Senior Ashley Ogu is the editorial editor of The Southfield Jay.

Albert Einstein once said, “I know not with what weapons World War III will be fought, but World War IV will be fought with sticks and stones.”
These words never seemed so truthful. He meant the world will be so decimated from the swoops of war that we will be reduced to the use of meager sticks and stones as weapons.
As the world now knows, Paris was attacked on Nov. 13 by the terrorist group known as ISIS. A total of three attacks left 129 people dead. The attacks stunned and alarmed the world.
President Barack Obama called this an attack against all humanity and the universal values we share. However, beyond the facts, there is a deeper wound that this attack had on the world.
Let’s go back to September 11, 2001, the very day the twin towers in New York were destroyed as well as the psyche of American citizens. The president of France at the time, Jacques Chirac, expressed his solidarity with America by saying, “Today we are Americans. Together we are pursuing our determined struggle against this plague which nothing ever can justify.”

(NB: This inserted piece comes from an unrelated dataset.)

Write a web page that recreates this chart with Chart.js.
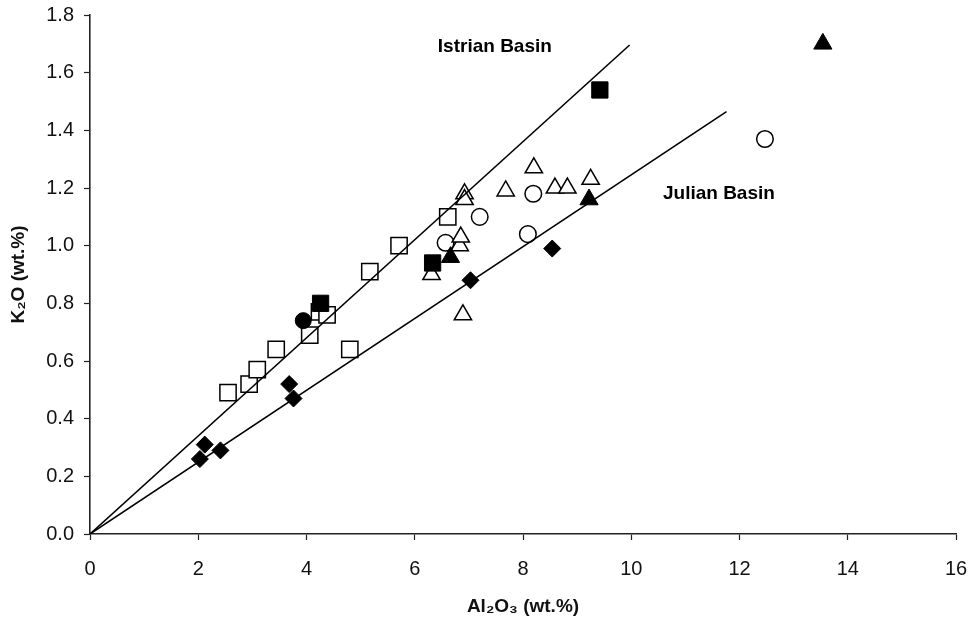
<!DOCTYPE html>
<html>
<head>
<meta charset="utf-8">
<script src="https://cdn.jsdelivr.net/npm/chart.js@4.4.1/dist/chart.umd.min.js"></script>
<style>
  html, body { margin: 0; padding: 0; background: #fff; }
  #wrap { width: 975px; height: 624px; }
</style>
</head>
<body>
<div id="wrap"><canvas id="c" width="975" height="624"></canvas></div>
<script>
// ---- Data ----
const openSquareX = [2.55, 2.94, 3.09, 3.44, 4.06, 4.24, 4.38, 4.80, 5.17, 5.71, 6.61];
const openSquareY = [0.49, 0.52, 0.57, 0.64, 0.69, 0.77, 0.76, 0.64, 0.91, 1.00, 1.10];

const filledSquareX = [4.26, 6.33, 9.42];
const filledSquareY = [0.80, 0.94, 1.54];

const filledCircleX = [3.94];
const filledCircleY = [0.74];

const filledTriangleX = [6.66, 9.22, 13.54];
const filledTriangleY = [0.96, 1.16, 1.70];

const openTriangleX = [6.31, 6.89, 6.83, 6.85, 6.92, 6.92, 7.68, 8.20, 8.59, 8.82, 9.25];
const openTriangleY = [0.90, 0.76, 1.00, 1.03, 1.18, 1.16, 1.19, 1.27, 1.20, 1.20, 1.23];

const openCircleX = [6.57, 7.20, 8.19, 8.09, 12.47];
const openCircleY = [1.01, 1.10, 1.18, 1.04, 1.37];

const diamondX = [2.03, 2.12, 2.41, 3.68, 3.76, 7.03, 8.54];
const diamondY = [0.26, 0.31, 0.29, 0.52, 0.47, 0.88, 0.99];

// Trend lines (from origin to end point)
const istrianLineX = [0, 9.97];
const istrianLineY = [0, 1.696];
const julianLineX = [0, 11.76];
const julianLineY = [0, 1.465];

// Annotations
const lineLabels = ['Istrian Basin', 'Julian Basin'];
const lineLabelX = [7.48, 11.62];
const lineLabelY = [1.69, 1.179];

const xTitle = 'Al\u2082O\u2083 (wt.%)';
const yTitle = 'K\u2082O (wt.%)';
const xMin = 0, xMax = 16, xStep = 2;
const yMin = 0, yMax = 1.8, yStep = 0.2;

// ---- Build ----
const pts = (xs, ys) => xs.map((x, i) => ({ x: x, y: ys[i] }));

const labelPlugin = {
  id: 'lineLabels',
  afterDatasetsDraw(chart) {
    const ctx = chart.ctx;
    const xs = chart.scales.x, ys = chart.scales.y;
    ctx.save();
    ctx.fillStyle = '#000';
    ctx.font = 'bold 19px "Liberation Sans", Arial, sans-serif';
    ctx.textAlign = 'center';
    ctx.textBaseline = 'middle';
    lineLabels.forEach((t, i) => {
      ctx.fillText(t, xs.getPixelForValue(lineLabelX[i]), ys.getPixelForValue(lineLabelY[i]));
    });
    ctx.restore();
  }
};

const font = { family: '"Liberation Sans", Arial, sans-serif', size: 20 };

new Chart(document.getElementById('c'), {
  type: 'scatter',
  data: {
    datasets: [
      { label: 'Istrian', data: pts(istrianLineX, istrianLineY), showLine: true, borderColor: '#000', borderWidth: 1.6, pointRadius: 0, order: 0 },
      { label: 'Julian', data: pts(julianLineX, julianLineY), showLine: true, borderColor: '#000', borderWidth: 1.6, pointRadius: 0, order: 0 },
      { label: 'filled square', data: pts(filledSquareX, filledSquareY), pointStyle: 'rect', pointRadius: 11.5, backgroundColor: '#000', borderColor: '#000', borderWidth: 1, order: 1 },
      { label: 'filled circle', data: pts(filledCircleX, filledCircleY), pointStyle: 'circle', pointRadius: 8, backgroundColor: '#000', borderColor: '#000', borderWidth: 1, order: 1 },
      { label: 'filled triangle', data: pts(filledTriangleX, filledTriangleY), pointStyle: 'triangle', pointRadius: 10.5, backgroundColor: '#000', borderColor: '#000', borderWidth: 1, order: 1 },
      { label: 'diamond', data: pts(diamondX, diamondY), pointStyle: 'rectRot', pointRadius: 8.5, backgroundColor: '#000', borderColor: '#000', borderWidth: 1, order: 1 },
      { label: 'open square', data: pts(openSquareX, openSquareY), pointStyle: 'rect', pointRadius: 11.5, backgroundColor: '#fff', borderColor: '#000', borderWidth: 1.5, order: 2 },
      { label: 'open triangle', data: pts(openTriangleX, openTriangleY), pointStyle: 'triangle', pointRadius: 10, backgroundColor: '#fff', borderColor: '#000', borderWidth: 1.5, order: 2 },
      { label: 'open circle', data: pts(openCircleX, openCircleY), pointStyle: 'circle', pointRadius: 8.3, backgroundColor: '#fff', borderColor: '#000', borderWidth: 1.5, order: 2 }
    ]
  },
  options: {
    responsive: false,
    animation: false,
    devicePixelRatio: 1,
    layout: { padding: { top: 15, right: 19, bottom: 0, left: 0 } },
    plugins: { legend: { display: false }, tooltip: { enabled: false } },
    elements: { point: { hoverRadius: 0 } },
    scales: {
      x: {
        type: 'linear', min: xMin, max: xMax,
        afterFit: (s) => { s.height = 90; s.paddingLeft = 0; s.paddingRight = 0; },
        ticks: { stepSize: xStep, color: '#111', font: font, padding: 17, maxRotation: 0 },
        grid: { drawOnChartArea: false, drawTicks: true, tickLength: 6, tickColor: '#222', tickWidth: 1.2 },
        border: { display: true, color: '#222', width: 1.6 },
        title: { display: true, text: xTitle, color: '#111', font: { family: font.family, size: 19, weight: 'bold' }, padding: { top: 0, bottom: 6 } }
      },
      y: {
        type: 'linear', min: yMin, max: yMax,
        afterFit: (s) => { s.width = 90; s.paddingTop = 0; s.paddingBottom = 0; },
        ticks: { stepSize: yStep, color: '#111', font: font, padding: 10, callback: (v) => v.toFixed(1) },
        grid: { drawOnChartArea: false, drawTicks: true, tickLength: 6, tickColor: '#222', tickWidth: 1.2 },
        border: { display: true, color: '#222', width: 1.6 },
        title: { display: true, text: yTitle, color: '#111', font: { family: font.family, size: 19, weight: 'bold' }, padding: { top: 7, bottom: 0 } }
      }
    }
  },
  plugins: [labelPlugin]
});
</script>
</body>
</html>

When Paris was attacked, President Obama reciprocated by saying, “Today we are all French.”
The young generation needs to learn from this example of empathy. Unless the tragedy happens directly to us or those we love, we don’t seem to care. Youths have been focused on social media and conceited tendencies, rather than focusing on what’s going on with the less fortunate.
The air strikes in Syria relate to us, just as the terrorism in Lebanon and Paris do. Let us all go back to the philosophy of Jacques Chirac. We are all Syrian. We are all Lebanese. We are all French. We are all humans recovering from the catastrophic attacks that have transpired.